Why are some techniques for generating random data in python more secure than others?
Is "random" really random? Let's find out.
Think of a number from 0 to 5. C'mon. Humor me and try this out.
Do you have something in mind? Good. Now, consider how you landed on that specific numeric value and why you chose it. Were you thinking of a birthday? Maybe a recent sports score? Perhaps you glanced at a particular visual pattern or quantity of something nearby?
There's actually a LOT of ways that the human mind can generate "random" data. Some techniques are more unpredictable and elaborate than others. The same can be said for programming languages and the techniques they use for generating random data. Python is a great example.
For the purpose of illustration, let's say I have a list of numbers in python:
numbers = ['0', '1', '2', '3', '4', '5']
How would I tell python to randomly choose one of those values from the list? One approach would be to use the random.choice()
method and run some code like:
import random
numbers = ['0', '1', '2', '3', '4', '5']
print(random.choice(numbers))
In modern versions of python (3.6 and later), I could use something like secrets.choice()
and run some code like:
import secrets
numbers = ['0', '1', '2', '3', '4', '5']
print(secrets.choice(numbers))
So what exactly is the difference here? Basically, it comes down to determining how random a "random" value actually is. Computers are GREAT at following instructions but it's more difficult to enable them to produce unpredictable data.
random.choice()
is a python method that uses "standard" pseudo-random number generators (PRNGs). To a human, whatever value it picks from the list would seem completely unplanned but in actuality, it's somewhat predictable. The algorithms that create the perceived randomness, rely on a starting point (typically referred to as a "seed"). That seed value (and how the computer comes up with it) is very important. In the case of standard PRNG, the seed could be something like a user-set value or otherwise predictable data-point like a computer's local time.

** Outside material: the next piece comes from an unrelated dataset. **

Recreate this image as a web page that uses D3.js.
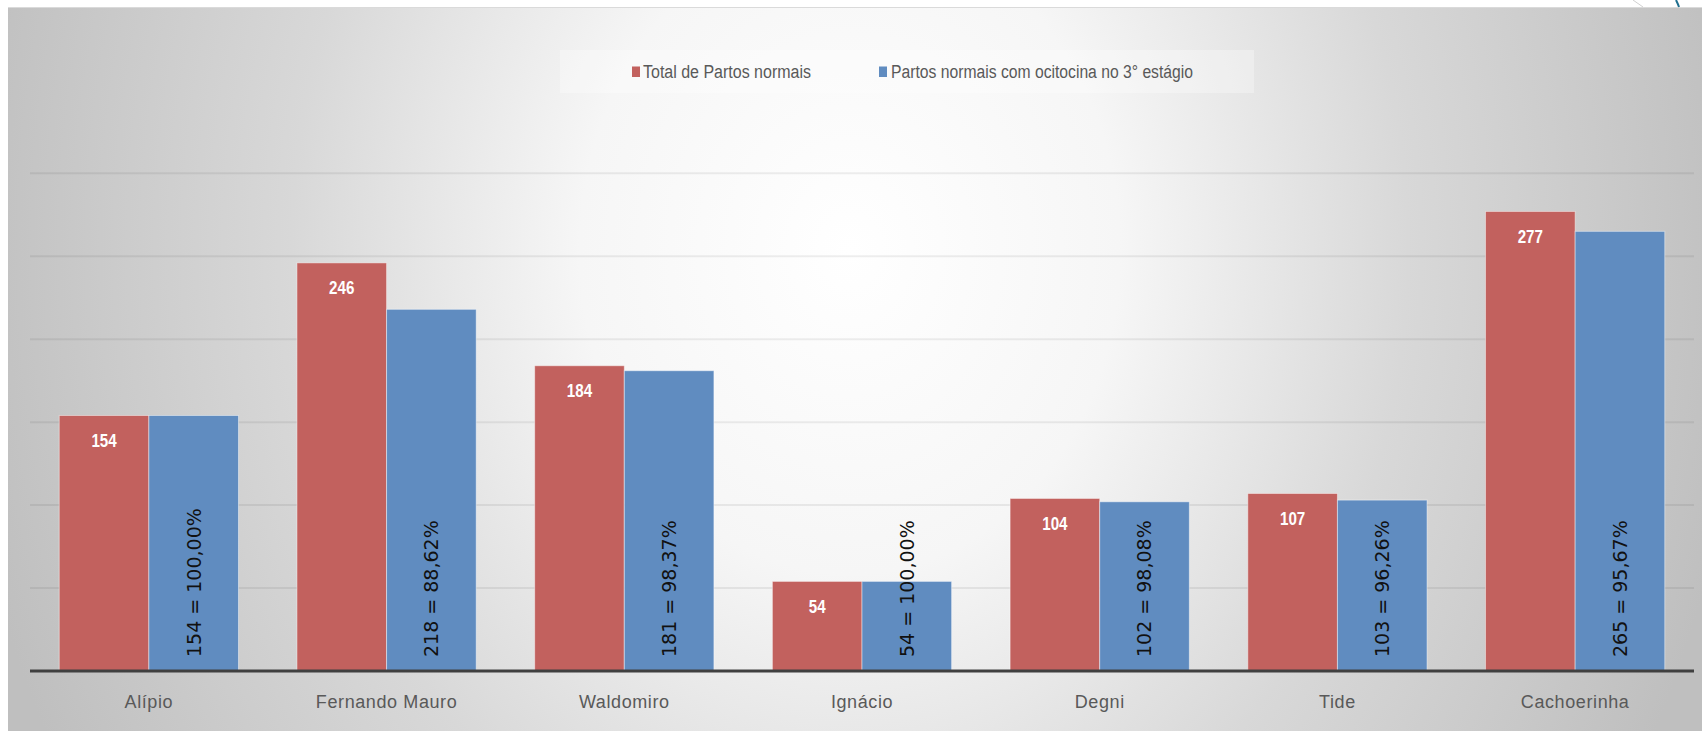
<!DOCTYPE html>
<html>
<head>
<meta charset="utf-8">
<script src="https://cdn.jsdelivr.net/npm/d3@7"></script>
<style>
  html, body { margin: 0; padding: 0; background: #ffffff; }
  svg { display: block; }
</style>
</head>
<body>
<svg id="chart" width="1702" height="731"></svg>
<script>
// Data
var categories = ["Alípio", "Fernando Mauro", "Waldomiro", "Ignácio", "Degni", "Tide", "Cachoerinha"];
var totalPartos = [154, 246, 184, 54, 104, 107, 277];
var partosOcitocina = [154, 218, 181, 54, 102, 103, 265];
var percentLabels = ["100,00%", "88,62%", "98,37%", "100,00%", "98,08%", "96,26%", "95,67%"];
var seriesNames = ["Total de Partos normais", "Partos normais com ocitocina no 3° estágio"];
var yTicks = [50, 100, 150, 200, 250, 300];

// Colours
var redColour = '#c2615e';
var blueColour = '#608cc0';
var gridColour = 'rgba(0,0,0,0.065)';
var axisColour = '#404040';
var labelColour = '#595959';

var width = 1702, height = 731;
var plotLeft = 30, plotRight = 1694, plotTop = 173.3, plotBottom = 671;
var narrowFont = "'Liberation Sans Narrow', 'Liberation Sans', sans-serif";

var svg = d3.select("#chart");

// Background gradient (slide style)
var defs = svg.append("defs");
var grad = defs.append("radialGradient")
  .attr("id", "bg")
  .attr("gradientUnits", "userSpaceOnUse")
  .attr("cx", 850).attr("cy", 250).attr("r", 900)
  .attr("gradientTransform", "translate(850,250) scale(1,1.2) translate(-850,-250)");
grad.append("stop").attr("offset", "0").attr("stop-color", "#ffffff");
grad.append("stop").attr("offset", "0.3").attr("stop-color", "#f6f6f6");
grad.append("stop").attr("offset", "0.62").attr("stop-color", "#d8d8d8");
grad.append("stop").attr("offset", "1").attr("stop-color", "#bfbfbf");

svg.append("rect")
  .attr("x", 8).attr("y", 7)
  .attr("width", width - 8).attr("height", height - 7)
  .attr("fill", "url(#bg)");
svg.append("line")
  .attr("x1", 8).attr("x2", width).attr("y1", 7.5).attr("y2", 7.5)
  .attr("stroke", "#dadada").attr("stroke-width", 1);

// little slide decoration at the top right
svg.append("line")
  .attr("x1", 1633).attr("y1", 0).attr("x2", 1643).attr("y2", 7)
  .attr("stroke", "#d0d0d0").attr("stroke-width", 1);
svg.append("path")
  .attr("d", "M1676,0 Q1678,4 1679,7")
  .attr("fill", "none").attr("stroke", "#1f6f8f").attr("stroke-width", 2);

// Scales
var x0 = d3.scaleBand()
  .domain(categories)
  .range([plotLeft, plotRight])
  .paddingInner(0.246)
  .paddingOuter(0.123);

var x1 = d3.scaleBand()
  .domain([0, 1])
  .range([0, x0.bandwidth()]);

var y = d3.scaleLinear()
  .domain([0, 300])
  .range([plotBottom, plotTop]);

// Gridlines
svg.append("g").selectAll("line")
  .data(yTicks)
  .enter().append("line")
  .attr("x1", plotLeft).attr("x2", plotRight)
  .attr("y1", function (d) { return y(d); })
  .attr("y2", function (d) { return y(d); })
  .attr("stroke", gridColour)
  .attr("stroke-width", 2);

// Legend
var legend = svg.append("g");
legend.append("rect")
  .attr("x", 560).attr("y", 50)
  .attr("width", 694).attr("height", 43)
  .attr("fill", "rgba(255,255,255,0.3)");

var legendItems = [
  { name: seriesNames[0], colour: redColour, sx: 632, tx: 643, tw: 168 },
  { name: seriesNames[1], colour: blueColour, sx: 879, tx: 891, tw: 302 }
];
legend.selectAll("rect.key")
  .data(legendItems)
  .enter().append("rect")
  .attr("class", "key")
  .attr("x", function (d) { return d.sx; })
  .attr("y", 66.5)
  .attr("width", 8).attr("height", 10.5)
  .attr("fill", function (d) { return d.colour; });
legend.selectAll("text")
  .data(legendItems)
  .enter().append("text")
  .attr("x", function (d) { return d.tx; })
  .attr("y", 77.5)
  .attr("font-family", narrowFont)
  .attr("font-size", 18)
  .attr("fill", labelColour)
  .attr("textLength", function (d) { return d.tw; })
  .attr("lengthAdjust", "spacingAndGlyphs")
  .text(function (d) { return d.name; });

// Bars
var groups = svg.append("g").selectAll("g")
  .data(categories)
  .enter().append("g")
  .attr("transform", function (d) { return "translate(" + x0(d) + ",0)"; });

groups.append("rect")
  .attr("x", x1(0))
  .attr("y", function (d, i) { return y(totalPartos[i]); })
  .attr("width", x1.bandwidth())
  .attr("height", function (d, i) { return y(0) - y(totalPartos[i]); })
  .attr("fill", redColour)
  .attr("stroke", "rgba(255,255,255,0.45)")
  .attr("stroke-width", 1);

groups.append("rect")
  .attr("x", x1(1))
  .attr("y", function (d, i) { return y(partosOcitocina[i]); })
  .attr("width", x1.bandwidth())
  .attr("height", function (d, i) { return y(0) - y(partosOcitocina[i]); })
  .attr("fill", blueColour)
  .attr("stroke", "rgba(255,255,255,0.45)")
  .attr("stroke-width", 1);

// Value labels on the red bars (squeezed a bit, like the condensed original)
groups.append("text")
  .attr("transform", function (d, i) {
    return "translate(" + (x1(0) + x1.bandwidth() / 2) + "," + (y(totalPartos[i]) + 31.5) + ") scale(0.82,1)";
  })
  .attr("text-anchor", "middle")
  .attr("font-family", narrowFont)
  .attr("font-weight", "bold")
  .attr("font-size", 18.5)
  .attr("fill", "#ffffff")
  .text(function (d, i) { return totalPartos[i]; });

// Rotated labels on the blue bars
groups.append("text")
  .attr("transform", function (d, i) {
    return "translate(" + (x1(1) + x1.bandwidth() / 2) + "," + (y(0) - 14) + ") rotate(-90)";
  })
  .attr("dy", "0.36em")
  .attr("font-family", "'DejaVu Sans', sans-serif")
  .attr("font-size", 19)
  .attr("fill", "#111111")
  .text(function (d, i) { return partosOcitocina[i] + " = " + percentLabels[i]; });

// Category axis
var xAxis = svg.append("g")
  .attr("transform", "translate(0," + plotBottom + ")")
  .call(d3.axisBottom(x0).tickSize(0).tickPadding(0));
xAxis.select(".domain")
  .attr("d", "M" + plotLeft + ",0H" + plotRight)
  .attr("stroke", axisColour)
  .attr("stroke-width", 3);
xAxis.selectAll(".tick text")
  .attr("y", 37)
  .attr("dy", 0)
  .attr("font-family", narrowFont)
  .attr("font-size", 18)
  .attr("letter-spacing", 0.6)
  .attr("fill", labelColour);
</script>
</body>
</html>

In contrast, secrets.choice()
is using cryptographically secure pseudo-random number generators (CSPRNGs). The underlying math and algorithms still need seed values, but these are harder to predict and reproduce (which is good when it comes to security). They can use sources of "entropy" (true randomness) from the system, such as timing of hardware events (e.g. mouse movements) or thermal noise/decay.
OK, so with all that said, what method should be used and when? It really just depends (I know, I know - classic consultant answer, right?). It's true though! If we're not protecting anything with the randomness, it might not matter. On the other hand, if we were needing this random data for security use cases (e.g. generating a passphrase, etc) then it's ABSOLUTELY important to make it as difficult as possible to construct/predict the data.